オーテクNF200の方は、まず特徴的なのは、高域の強いピークです。40KHzに向けて発振気味にピークが立ちます、ただこれは可聴域外なのでおそらく耳には聞こえない。でもアンプには悪さをするかも。
低域も100Hz以下くらいからだら下がりになっています。レベル的には大した下がり量ではないですが、低域がレベル低め、高域がピークの影響で高めなので、結果、相対的にややハイ上がり気味の再現になり、低域は痩せる感じがあります。聴感を裏づける周波数特性です。このことから、NF200のトランスは、おそらく数百オームレベルの低インピなトランスと思われます。実物を見ても、いかにも中国製の安物といった出で立ちで、NF-1Aの綺麗に作られたトランスとは、サイズも高級感もかなり見た目に違いがあります。

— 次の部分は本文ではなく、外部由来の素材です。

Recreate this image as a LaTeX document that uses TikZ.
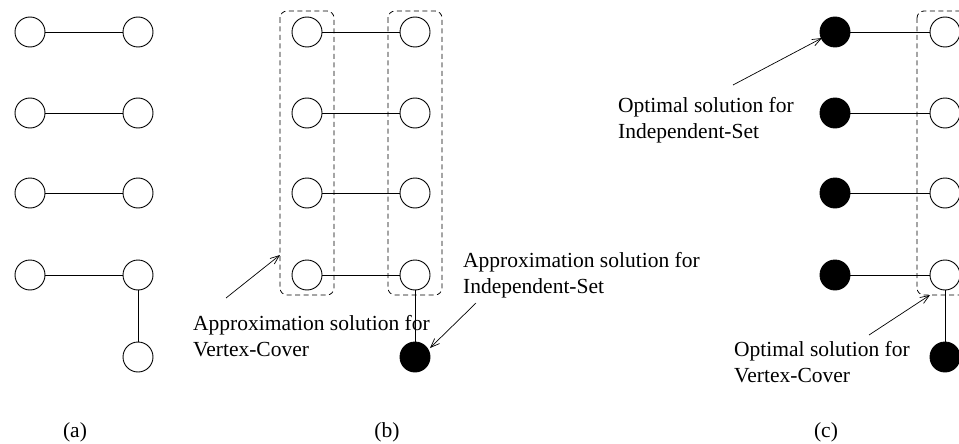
\documentclass[tikz,border=0pt]{standalone}
\usepackage{fontspec}
\setmainfont{Liberation Serif}
\usetikzlibrary{arrows.meta}
\begin{document}
\begin{tikzpicture}[x=1pt,y=-1pt,
  v/.style={circle, draw, minimum size=30pt, inner sep=0pt, line width=0.9pt},
  vb/.style={v, fill=black},
  e/.style={line width=0.9pt},
  grp/.style={draw, rounded corners=7pt, line width=0.8pt, dash pattern=on 5pt off 3.5pt},
  lab/.style={align=left, anchor=west, font=\fontsize{21.5}{25.5}\selectfont, inner sep=0pt},
  captxt/.style={font=\fontsize{21.5}{25}\selectfont, inner sep=0pt},
  arr/.style={-{Straight Barb[length=9pt,width=7pt]}, line width=0.7pt}]
\useasboundingbox (0,0) rectangle (959,444);
\clip (0,0) rectangle (959,444);
% (a)
\foreach \i/\y in {1/32,2/113,3/193,4/275}{
  \node[v] (aL\i) at (30,\y) {};
  \node[v] (aR\i) at (138,\y) {};
  \draw[e] (aL\i) -- (aR\i);
}
\node[v] (a5) at (138,357) {};
\draw[e] (aR4) -- (a5);
% (b)
\draw[grp] (280,11) rectangle (334,295);
\draw[grp] (388,11) rectangle (442,295);
\foreach \i/\y in {1/32,2/113,3/193,4/275}{
  \node[v] (bL\i) at (307,\y) {};
  \node[v] (bR\i) at (415,\y) {};
  \draw[e] (bL\i) -- (bR\i);
}
\node[vb] (b5) at (415,357) {};
\draw[e] (bR4) -- (b5);
% (c)
\draw[grp] (917,11) rectangle (990,295);
\foreach \i/\y in {1/32,2/113,3/193,4/275}{
  \node[vb] (cL\i) at (835,\y) {};
  \node[v] (cR\i) at (945,\y) {};
  \draw[e] (cL\i) -- (cR\i);
}
\node[vb] (c5) at (945,357) {};
\draw[e] (cR4) -- (c5);
% labels
\node[lab] (l1) at (193,336) {Approximation solution for\\Vertex-Cover};
\node[lab] (l2) at (463,275) {Approximation solution for\\Independent-Set};
\node[lab] (l3) at (618,120) {Optimal solution for\\Independent-Set};
\node[lab] (l4) at (734,362) {Optimal solution for\\Vertex-Cover};
% arrows
\coordinate (s1) at (226,298); \coordinate (t1) at (280,255);
\coordinate (s2) at (476,303); \coordinate (t2) at (430,348);
\coordinate (s3) at (733,85);  \coordinate (t3) at (822,38);
\coordinate (s4) at (869,335); \coordinate (t4) at (930,295);
\draw[arr] (s1) -- (t1);
\draw[arr] (s2) -- (t2);
\draw[arr] (s3) -- (t3);
\draw[arr] (s4) -- (t4);
% captions
\node[captxt] (ca) at (75,432) {(a)};
\node[captxt] (cb) at (387,432) {(b)};
\node[captxt] (cc) at (826,432) {(c)};
\end{tikzpicture}
\end{document}
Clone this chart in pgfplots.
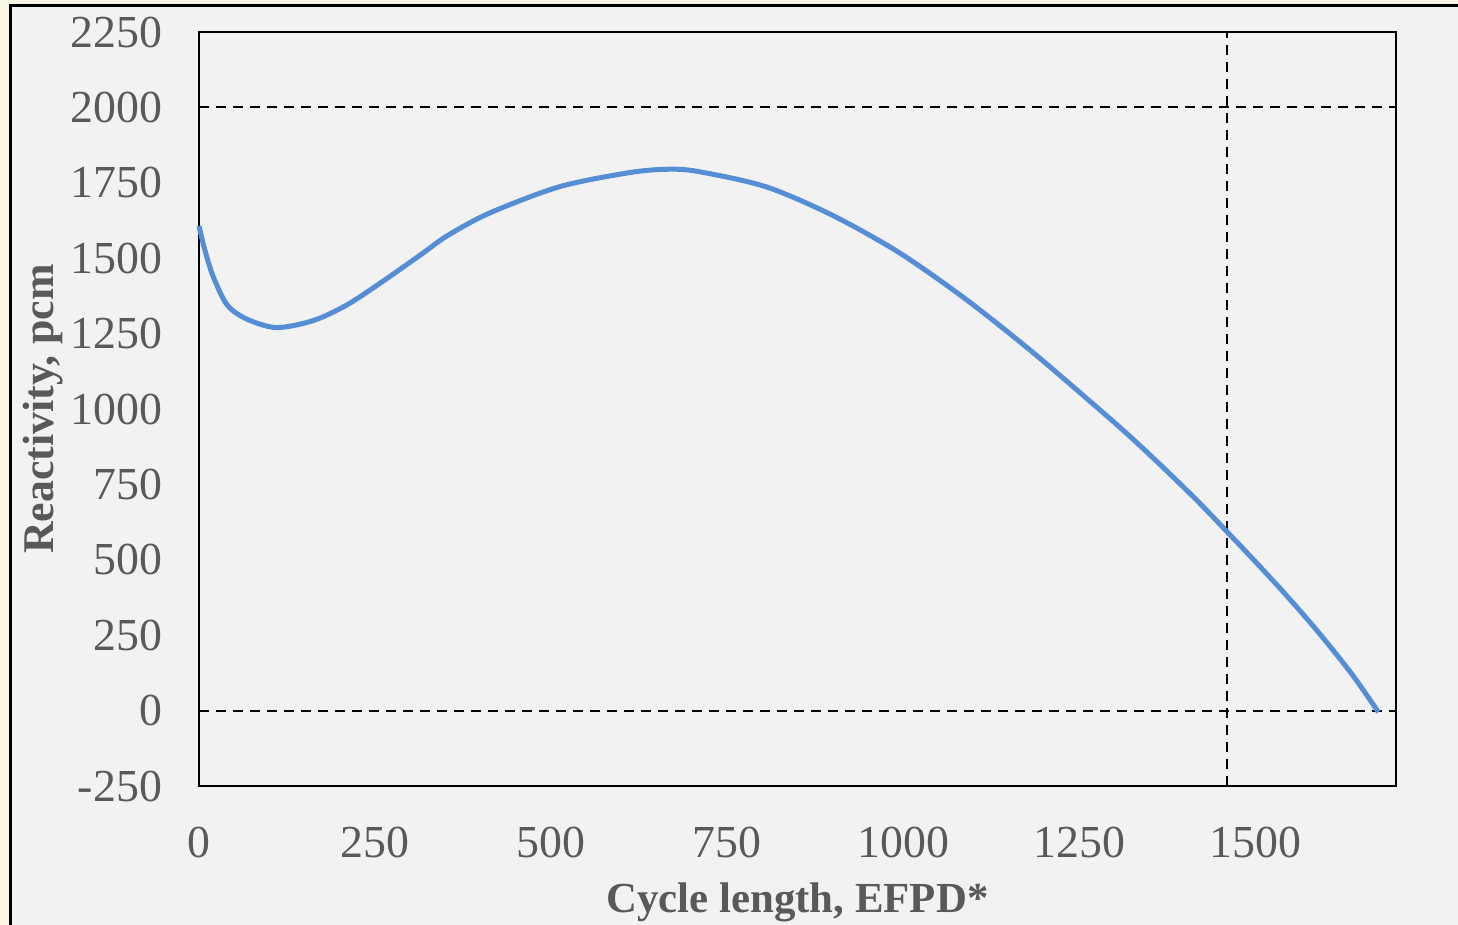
\documentclass[border=0pt]{standalone}
\usepackage{pgfplots}
\pgfplotsset{compat=1.18}
\usepackage{fontspec}
\setmainfont{Liberation Serif}
\definecolor{cream}{RGB}{251,245,228}
\definecolor{panel}{RGB}{242,242,242}
\definecolor{txt}{RGB}{89,89,89}
\definecolor{curve}{RGB}{86,142,214}
\begin{document}
\begin{tikzpicture}
\useasboundingbox (0,0) rectangle (729bp,462.5bp);
\fill[cream] (0,0) rectangle (729bp,462.5bp);
\fill[panel] (5bp,0) rectangle (729bp,459.5bp);
\draw[black,line width=1.5bp] (5bp,0) -- (5bp,459.5bp) -- (729bp,459.5bp);
\begin{axis}[
  at={(99.5bp,69.5bp)}, anchor=south west,
  scale only axis, width=598.5bp, height=377bp,
  xmin=0, xmax=1700, ymin=-250, ymax=2250,
  xtick={0,250,500,750,1000,1250,1500},
  ytick={-250,0,250,500,750,1000,1250,1500,1750,2000,2250},
  major tick length=0pt,
  axis line style={black,line width=1.2bp},
  /pgf/number format/assume math mode=true,
  /pgf/number format/set thousands separator={},
  tick label style={font=\fontsize{23}{27}\selectfont, text=txt},
  yticklabel style={anchor=east, xshift=-15bp},
  xticklabel style={anchor=north, yshift=-17bp},
  xlabel={Cycle length, EFPD*},
  ylabel={Reactivity, pcm},
  xlabel style={font=\fontsize{21.5}{26}\selectfont\bfseries, text=txt,
    at={([yshift=-63bp]axis description cs:0.5,0)}, anchor=base},
  ylabel style={font=\fontsize{22}{26}\selectfont\bfseries, text=txt,
    at={([xshift=-72.5bp]axis description cs:0,0.5)}, anchor=base, rotate=0},
  clip=false,
]
\addplot[black, line width=1bp, dash pattern=on 5bp off 3.5bp] coordinates {(0,0) (1700,0)};
\addplot[black, line width=1bp, dash pattern=on 5bp off 3.5bp] coordinates {(0,2000) (1700,2000)};
\addplot[black, line width=1bp, dash pattern=on 5bp off 3.5bp] coordinates {(1460,-250) (1460,2250)};
\addplot[curve, line width=2.5bp, smooth, tension=0.5] coordinates {
(0,1607) (8,1530) (20,1440) (40,1345) (68,1298) (110,1270) (162,1293)
(210,1345) (259,1420) (314,1510) (353,1575) (413,1650) (512,1737)
(612,1784) (667,1795) (710,1787) (805,1737) (899,1643) (994,1519)
(1089,1364) (1183,1190) (1277,1002) (1325,903) (1372,800) (1419,693)
(1458,598) (1495,507) (1542,388) (1589,262) (1637,122) (1675,-5)
};
\end{axis}
\end{tikzpicture}
\end{document}
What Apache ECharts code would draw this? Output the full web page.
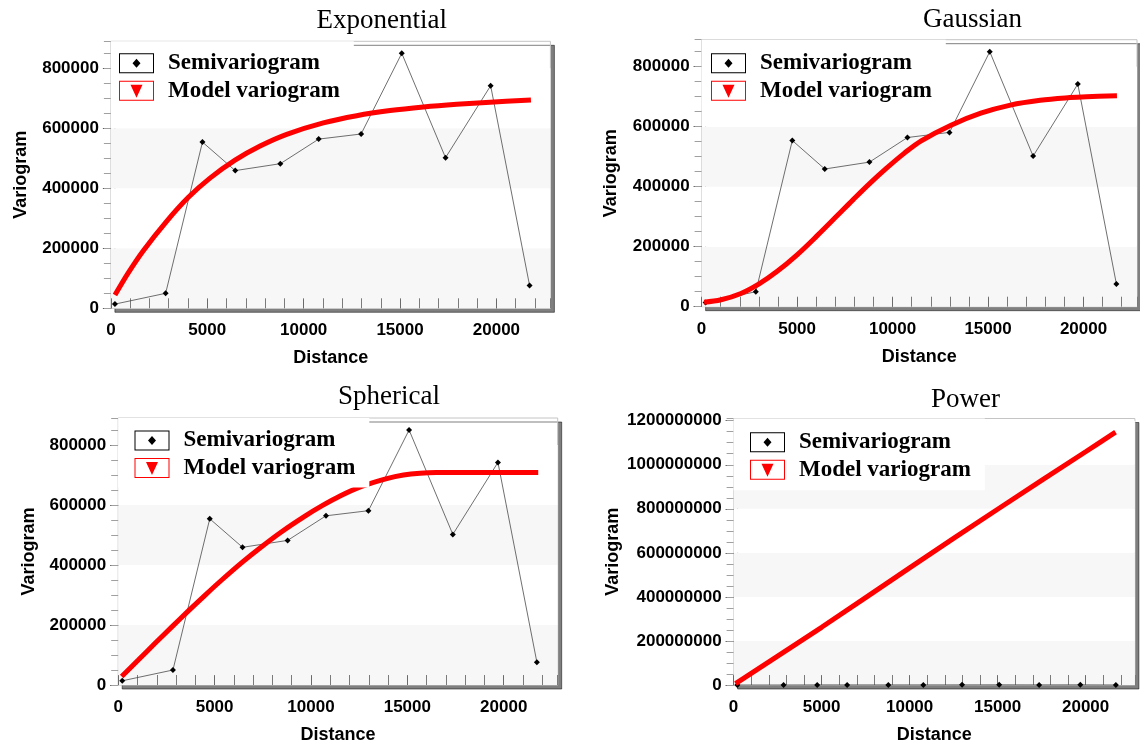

NF-1Aは10KΩに近いハイインピーダンストランスを使用とのことでしたが、そのとおりのようで周波数特性は原音を色づけする感じがなく、素直でした。
●NF-1Aまとめ
というわけで、NF-1Aは、値段はやや高いですが、低域をしっかり出しながら、高域もぼけない程度に良いバランスをとったトランスが使用されているようで、このビートソニックNF-1Aは高音質のイズフィルタとしてお勧めです。オーディオテクニカAT-NF200はカーオーディオのインストールに使われるノイズフィルタとしては定番中の定番で、値段の割りにいい特性を出していると思いますが、これで低域のやせを感じられるようなちゃんとしたカーオーディオをお持ちの場合は、NF-1Aはいい選択肢になると思います。